TASK STATEMENT | Each line below should be retyped exactly, with no pictures.

SUPPLIED DATA |
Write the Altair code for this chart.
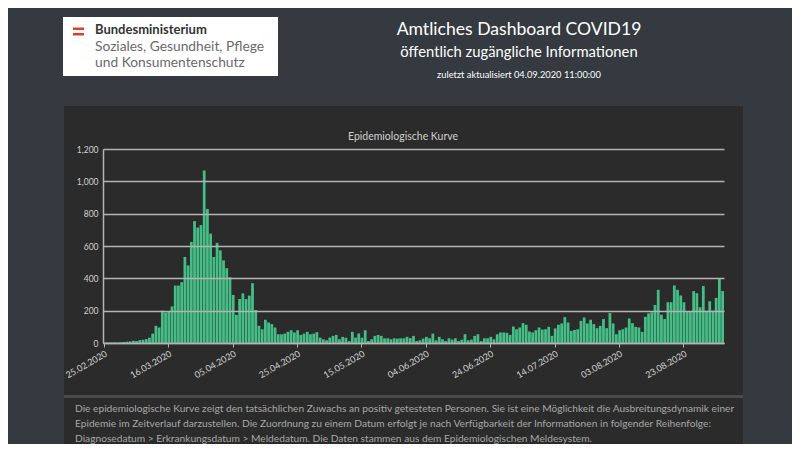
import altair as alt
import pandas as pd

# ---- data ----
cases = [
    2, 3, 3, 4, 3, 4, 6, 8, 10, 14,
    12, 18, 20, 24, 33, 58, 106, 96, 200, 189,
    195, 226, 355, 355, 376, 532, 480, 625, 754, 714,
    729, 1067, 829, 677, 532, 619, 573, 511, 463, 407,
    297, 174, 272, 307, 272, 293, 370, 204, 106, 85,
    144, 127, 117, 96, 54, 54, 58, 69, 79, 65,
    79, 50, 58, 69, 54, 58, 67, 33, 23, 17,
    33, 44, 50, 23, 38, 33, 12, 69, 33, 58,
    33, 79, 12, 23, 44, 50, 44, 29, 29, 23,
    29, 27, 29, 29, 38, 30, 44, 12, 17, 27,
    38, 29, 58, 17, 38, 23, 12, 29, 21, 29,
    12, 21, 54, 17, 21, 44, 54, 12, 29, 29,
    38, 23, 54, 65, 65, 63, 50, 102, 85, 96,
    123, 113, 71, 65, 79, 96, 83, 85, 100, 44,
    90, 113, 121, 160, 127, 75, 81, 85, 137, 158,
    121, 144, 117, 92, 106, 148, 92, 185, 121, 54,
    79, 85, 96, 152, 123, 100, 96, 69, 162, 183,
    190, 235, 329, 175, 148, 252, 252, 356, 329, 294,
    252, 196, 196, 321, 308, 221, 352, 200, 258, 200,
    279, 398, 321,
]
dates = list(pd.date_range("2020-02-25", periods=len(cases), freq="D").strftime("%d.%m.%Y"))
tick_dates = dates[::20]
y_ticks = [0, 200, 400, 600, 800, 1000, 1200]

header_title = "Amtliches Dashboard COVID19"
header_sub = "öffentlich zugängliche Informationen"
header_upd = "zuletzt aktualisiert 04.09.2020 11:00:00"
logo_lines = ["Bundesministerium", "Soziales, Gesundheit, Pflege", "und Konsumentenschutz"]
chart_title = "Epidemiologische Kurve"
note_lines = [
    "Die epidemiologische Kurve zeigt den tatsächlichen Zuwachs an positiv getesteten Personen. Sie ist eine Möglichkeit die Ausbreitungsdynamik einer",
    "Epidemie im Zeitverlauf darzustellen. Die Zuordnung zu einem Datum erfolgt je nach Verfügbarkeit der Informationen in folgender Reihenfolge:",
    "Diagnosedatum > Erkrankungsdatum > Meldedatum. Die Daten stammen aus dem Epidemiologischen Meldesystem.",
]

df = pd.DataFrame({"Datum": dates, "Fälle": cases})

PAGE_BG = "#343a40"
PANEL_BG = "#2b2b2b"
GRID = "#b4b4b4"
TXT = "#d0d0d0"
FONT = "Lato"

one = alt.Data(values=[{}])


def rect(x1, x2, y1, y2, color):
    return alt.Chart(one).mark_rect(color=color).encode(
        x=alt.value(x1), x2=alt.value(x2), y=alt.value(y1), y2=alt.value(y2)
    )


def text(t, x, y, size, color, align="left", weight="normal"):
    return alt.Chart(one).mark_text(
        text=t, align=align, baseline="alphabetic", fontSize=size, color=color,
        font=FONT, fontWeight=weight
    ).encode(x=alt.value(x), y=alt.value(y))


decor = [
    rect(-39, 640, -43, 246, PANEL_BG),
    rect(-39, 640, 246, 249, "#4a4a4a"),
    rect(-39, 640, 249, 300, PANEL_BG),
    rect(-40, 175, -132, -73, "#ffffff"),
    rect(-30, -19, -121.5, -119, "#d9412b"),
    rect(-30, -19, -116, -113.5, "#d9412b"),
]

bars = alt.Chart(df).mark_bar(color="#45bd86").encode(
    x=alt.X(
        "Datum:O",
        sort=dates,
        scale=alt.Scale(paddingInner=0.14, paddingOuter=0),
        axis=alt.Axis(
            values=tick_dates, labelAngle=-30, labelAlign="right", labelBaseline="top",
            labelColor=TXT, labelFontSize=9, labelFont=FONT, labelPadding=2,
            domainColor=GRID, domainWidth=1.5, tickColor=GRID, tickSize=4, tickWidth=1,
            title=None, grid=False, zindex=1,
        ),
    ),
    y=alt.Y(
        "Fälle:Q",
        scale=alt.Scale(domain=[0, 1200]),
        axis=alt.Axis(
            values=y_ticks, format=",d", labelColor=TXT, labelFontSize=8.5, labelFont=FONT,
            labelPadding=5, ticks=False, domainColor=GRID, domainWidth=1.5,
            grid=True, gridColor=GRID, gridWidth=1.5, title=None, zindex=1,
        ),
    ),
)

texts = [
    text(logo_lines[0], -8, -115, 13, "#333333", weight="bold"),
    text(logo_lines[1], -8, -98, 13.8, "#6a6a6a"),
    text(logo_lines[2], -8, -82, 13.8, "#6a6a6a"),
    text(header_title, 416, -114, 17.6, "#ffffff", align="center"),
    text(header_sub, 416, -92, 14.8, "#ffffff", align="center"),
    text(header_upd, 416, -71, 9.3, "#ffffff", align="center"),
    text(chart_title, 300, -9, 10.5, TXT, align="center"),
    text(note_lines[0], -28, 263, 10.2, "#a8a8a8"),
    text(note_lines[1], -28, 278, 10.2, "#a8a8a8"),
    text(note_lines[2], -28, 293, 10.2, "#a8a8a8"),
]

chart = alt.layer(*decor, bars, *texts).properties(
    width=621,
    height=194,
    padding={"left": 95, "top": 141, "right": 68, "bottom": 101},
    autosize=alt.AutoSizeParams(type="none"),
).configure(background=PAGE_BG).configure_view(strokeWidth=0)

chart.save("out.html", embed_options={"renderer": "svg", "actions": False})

TASK RESPONSE |
Write the Altair code for this chart.
import altair as alt
import pandas as pd

# ---- data ----
cases = [
    2, 3, 3, 4, 3, 4, 6, 8, 10, 14,
    12, 18, 20, 24, 33, 58, 106, 96, 200, 189,
    195, 226, 355, 355, 376, 532, 480, 625, 754, 714,
    729, 1067, 829, 677, 532, 619, 573, 511, 463, 407,
    297, 174, 272, 307, 272, 293, 370, 204, 106, 85,
    144, 127, 117, 96, 54, 54, 58, 69, 79, 65,
    79, 50, 58, 69, 54, 58, 67, 33, 23, 17,
    33, 44, 50, 23, 38, 33, 12, 69, 33, 58,
    33, 79, 12, 23, 44, 50, 44, 29, 29, 23,
    29, 27, 29, 29, 38, 30, 44, 12, 17, 27,
    38, 29, 58, 17, 38, 23, 12, 29, 21, 29,
    12, 21, 54, 17, 21, 44, 54, 12, 29, 29,
    38, 23, 54, 65, 65, 63, 50, 102, 85, 96,
    123, 113, 71, 65, 79, 96, 83, 85, 100, 44,
    90, 113, 121, 160, 127, 75, 81, 85, 137, 158,
    121, 144, 117, 92, 106, 148, 92, 185, 121, 54,
    79, 85, 96, 152, 123, 100, 96, 69, 162, 183,
    190, 235, 329, 175, 148, 252, 252, 356, 329, 294,
    252, 196, 196, 321, 308, 221, 352, 200, 258, 200,
    279, 398, 321,
]
dates = list(pd.date_range("2020-02-25", periods=len(cases), freq="D").strftime("%d.%m.%Y"))
tick_dates = dates[::20]
y_ticks = [0, 200, 400, 600, 800, 1000, 1200]

header_title = "Amtliches Dashboard COVID19"
header_sub = "öffentlich zugängliche Informationen"
header_upd = "zuletzt aktualisiert 04.09.2020 11:00:00"
logo_lines = ["Bundesministerium", "Soziales, Gesundheit, Pflege", "und Konsumentenschutz"]
chart_title = "Epidemiologische Kurve"
note_lines = [
    "Die epidemiologische Kurve zeigt den tatsächlichen Zuwachs an positiv getesteten Personen. Sie ist eine Möglichkeit die Ausbreitungsdynamik einer",
    "Epidemie im Zeitverlauf darzustellen. Die Zuordnung zu einem Datum erfolgt je nach Verfügbarkeit der Informationen in folgender Reihenfolge:",
    "Diagnosedatum > Erkrankungsdatum > Meldedatum. Die Daten stammen aus dem Epidemiologischen Meldesystem.",
]

df = pd.DataFrame({"Datum": dates, "Fälle": cases})

PAGE_BG = "#343a40"
PANEL_BG = "#2b2b2b"
GRID = "#b4b4b4"
TXT = "#d0d0d0"
FONT = "Lato"

one = alt.Data(values=[{}])


def rect(x1, x2, y1, y2, color):
    return alt.Chart(one).mark_rect(color=color).encode(
        x=alt.value(x1), x2=alt.value(x2), y=alt.value(y1), y2=alt.value(y2)
    )


def text(t, x, y, size, color, align="left", weight="normal"):
    return alt.Chart(one).mark_text(
        text=t, align=align, baseline="alphabetic", fontSize=size, color=color,
        font=FONT, fontWeight=weight
    ).encode(x=alt.value(x), y=alt.value(y))


decor = [
    rect(-39, 640, -43, 246, PANEL_BG),
    rect(-39, 640, 246, 249, "#4a4a4a"),
    rect(-39, 640, 249, 300, PANEL_BG),
    rect(-40, 175, -132, -73, "#ffffff"),
    rect(-30, -19, -121.5, -119, "#d9412b"),
    rect(-30, -19, -116, -113.5, "#d9412b"),
]

bars = alt.Chart(df).mark_bar(color="#45bd86").encode(
    x=alt.X(
        "Datum:O",
        sort=dates,
        scale=alt.Scale(paddingInner=0.14, paddingOuter=0),
        axis=alt.Axis(
            values=tick_dates, labelAngle=-30, labelAlign="right", labelBaseline="top",
            labelColor=TXT, labelFontSize=9, labelFont=FONT, labelPadding=2,
            domainColor=GRID, domainWidth=1.5, tickColor=GRID, tickSize=4, tickWidth=1,
            title=None, grid=False, zindex=1,
        ),
    ),
    y=alt.Y(
        "Fälle:Q",
        scale=alt.Scale(domain=[0, 1200]),
        axis=alt.Axis(
            values=y_ticks, format=",d", labelColor=TXT, labelFontSize=8.5, labelFont=FONT,
            labelPadding=5, ticks=False, domainColor=GRID, domainWidth=1.5,
            grid=True, gridColor=GRID, gridWidth=1.5, title=None, zindex=1,
        ),
    ),
)

texts = [
    text(logo_lines[0], -8, -115, 13, "#333333", weight="bold"),
    text(logo_lines[1], -8, -98, 13.8, "#6a6a6a"),
    text(logo_lines[2], -8, -82, 13.8, "#6a6a6a"),
    text(header_title, 416, -114, 17.6, "#ffffff", align="center"),
    text(header_sub, 416, -92, 14.8, "#ffffff", align="center"),
    text(header_upd, 416, -71, 9.3, "#ffffff", align="center"),
    text(chart_title, 300, -9, 10.5, TXT, align="center"),
    text(note_lines[0], -28, 263, 10.2, "#a8a8a8"),
    text(note_lines[1], -28, 278, 10.2, "#a8a8a8"),
    text(note_lines[2], -28, 293, 10.2, "#a8a8a8"),
]

chart = alt.layer(*decor, bars, *texts).properties(
    width=621,
    height=194,
    padding={"left": 95, "top": 141, "right": 68, "bottom": 101},
    autosize=alt.AutoSizeParams(type="none"),
).configure(background=PAGE_BG).configure_view(strokeWidth=0)

chart.save("out.html", embed_options={"renderer": "svg", "actions": False})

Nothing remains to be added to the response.